Crimes against humanity

Crimes against humanity

« A man is no longer the equal of another man in every crime against humanity. He is initially a victim of banning (through marriage, occupation, free movement, etc.), then of marking with a star or a tattoo, finally of confinement. Man is then reduced to nothing; he can be put to death with impunity in a country where murder is a crime. He no longer possesses the name that each human being receives at birth and which gives him the opportunity to practise his rights. Human beings, men, women and children, are then exterminated without lawful judgement and without possibility of defence; their bodies must be made to disappear by gas and fire or in communal graves.»

 

Pierre Truche,

Juger les crimes contre l’humanité. 20 ans après le procès Barbie [judging crimes against humanity. 20 years after the Barbie trial], Lyon, ENS Éditions, 2009

Defining a crime against humanity

 

A crime against humanity is an exceptional crime.
Not all serious collective offences constitute crimes against humanity.

Many crimes have been committed throughout both distant and recent history, but trials for crimes against humanity are rare.

The recent legal definition of a crime against humanity is a sign of international legal recognition of Human and Individual Rights by a number of States.

The statute of the Nuremberg court remains the founding event in relation to a definition of crime against humanity. Today, this definition has been extended in both international legal texts (statutes of the International Criminal Tribunals for the former Yugoslavia and Rwanda: ICTY and ICTR, and the International Criminal Court) and certain national legal texts (Canadian criminal code, Finnish, Portuguese, Ivorian, Slovenian penal codes and articles 211-1 to 212-3 of the French penal code).

Not all States that have incorporated the notion of crime against humanity into their national law have adopted a uniform definition of this offence.

However, we can provide the following summary of the definitions of crime against humanity:

Crimes against humanity encompass serious human rights violations with specific characteristics
For an act to be qualified as a crime against humanity, it must have been committed systematically or on a large scale.
However, an individual who commits a crime against a single victim or a small number of victims can be considered guilty of a crime against humanity, if his act or acts fall within the aforementioned specific context (aggression that is systematic or large scale).

• Crime against humanity is based on inhuman acts directed towards the physical person, in particular murder, extermination, reduction to slavery, deportation, rape, and torture.
Apartheid and forced disappearances complement this list.

The victims
“Inhuman acts and persecutions that, in the name of a State implementing a policy of ideological hegemony, have been committed systematically or collectively, not only against persons who belong to a racial or religious community, but also against opponents of this policy, whatever the form of opposition, should be considered to come under crime against humanity” (French Court of Appeal decision of 20th December 1985 in the case opposing the FNDIRP [French National Federation of Deported and Imprisoned Resistance Fighters and Patriots] and Klaus Barbie, prior to the Barbie trial in Lyon).

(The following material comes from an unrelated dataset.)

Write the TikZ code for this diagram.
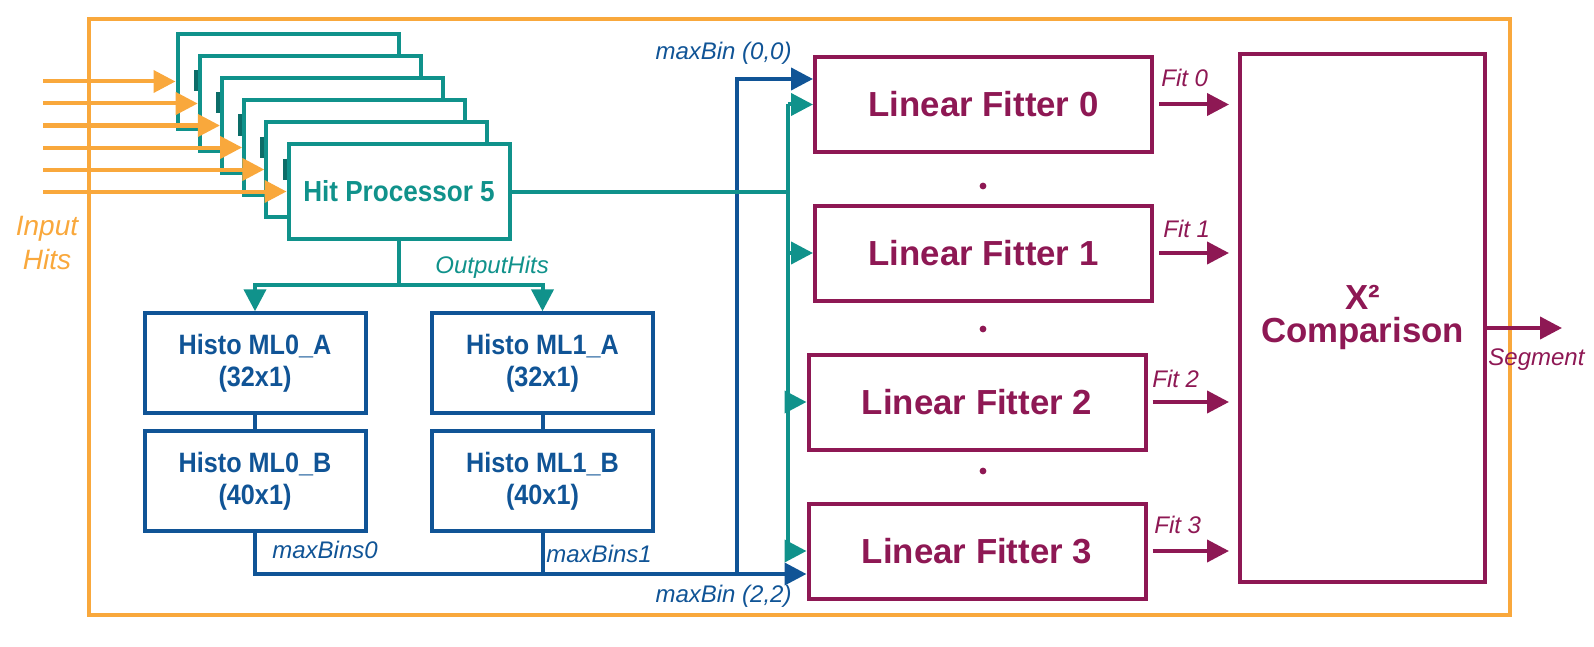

• Perpetration of a crime against humanity requires that individuals use the machine of State or the means offered to them by major financial groups.
The crime must have been committed at the instigation or under the direction of a government, organisation or group.

A racial, national, religious or political motive is inherent to genocide and to certain persecutions forming crimes against humanity.

The statute of limitations does not apply to crimes against humanity. Their perpetrator can be prosecuted as long as he is alive.

The crime of genocide

 

The crime of genocide may be considered a category of crime against humanity; this is the case in French law.
Not all crimes against humanity are genocides.

 

Article 211-1 of the French criminal code defines the crime of genocide before giving the definition of other crimes against humanity.

« Through execution of a concerted plan leading to the total or partial destruction of a national, ethnic, racial or religious group, or of a group determined on the basis of any other arbitrary criterion, a genocide is constituted by the act of committing, or having committed, one of the following acts against the members of this group:
– intended attack on life;
– serious attack on physical or psychic integrity;
– subjection to living conditions typically leading to total or partial destruction of the group;
– measures aimed at hindering births;
– compulsory transfer of children.»

 

Genocide is punished by life imprisonment.

 

Crimes against humanity
perpetrated in the 20th century and recognised as genocides

 

Four 20th century crimes against humanity have been recognised and qualified as genocides by the law:

  • The genocide against the Armenians in Turkey
  • The genocide perpetrated by the Nazis against the Jews and Tziganes
  • The genocide of the Tutsi in Rwanda.
  • The massacre of thousands of Bosnian Muslims in Srebrenica in 1995.

Other crimes against humanity are the subject of debate amongst legal experts and historians in relation to their qualification as genocides: the famine in Ukraine caused by Stalin, massacres committed by the Khmers Rouges in Cambodia, the situation in Darfur (from 2003 onwards), etc.